At the press conference to introduce the new season, Yu recalled the 2003-04 season in high spirits, describing it as "a bumper harvest."
Along with rising pianist Lang Lang's Tchaikovsky Concerto No 1 and Mahler's profound "The Song of the Earth" last season, China Philharmonic Orchestra played more than 160 works in 50 concerts, co-operating with conductors Vladimir Ashkenazy, Klaus Weise, violinist Kindon Kremer, cellist Wang Jian, among many other well established musicians.
The biggest achievement was that it performed Mahler's second, third, sixth, seventh, ninth and tenth symphonies.
"It took us three seasons to finish Mahler's symphonic works and last season we challenged the heaviest six pieces," says Yu. "We are proud of doing that. It is never easy for any well-known orchestra in the world to play all the symphonic works by Mahler."
In addition to the 50 regular concerts, the orchestra toured around China and abroad. Its tour of Paris, Warsaw and Vienna received unexpected acclaim.
"Although we had been abroad three times in the previous seasons, the four concerts in three European countries displayed our great improvement in discipline and musical quality," says Yu.
The unforgettable operas played last season were: the classical "Carmen", Guo Wenjing's modern chamber opera "The Night Banquet" and "Diary of A Mad Man."
"Four years ago when the orchestra was founded, it set the goal to be the best orchestra in China, top in Asia, and well-known to the world. I am confident to say that it has achieved it," says Li Nan, general manager of Poly Culture & Art Co Ltd.

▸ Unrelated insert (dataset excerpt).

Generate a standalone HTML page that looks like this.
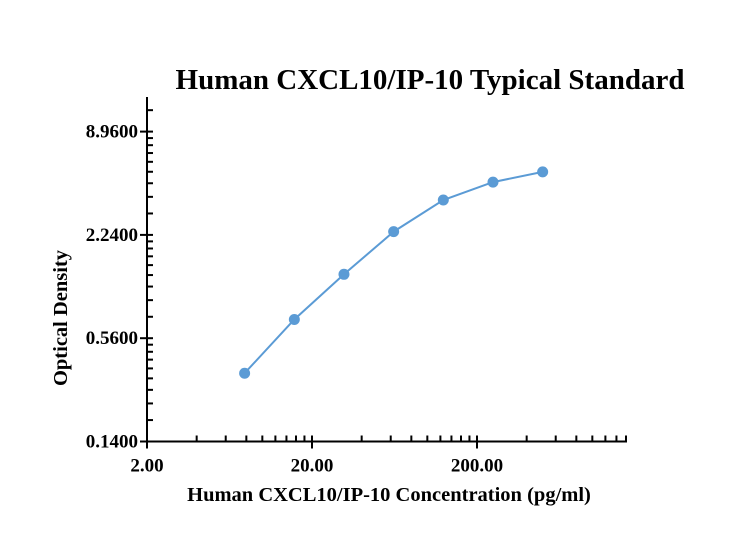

"Four years is not a short time. In China, few artistic directors could stay at the head of an orchestra for so long a time. Following the establishment of China Philharmonic Orchestra, quite a few orchestras in the country have started to reform. But none of them is as stable and promising as China Philharmonic Orchestra. Yu and all the members of the orchestra deserve two thumbs-up. They advance the orchestra steadily every season," says Li.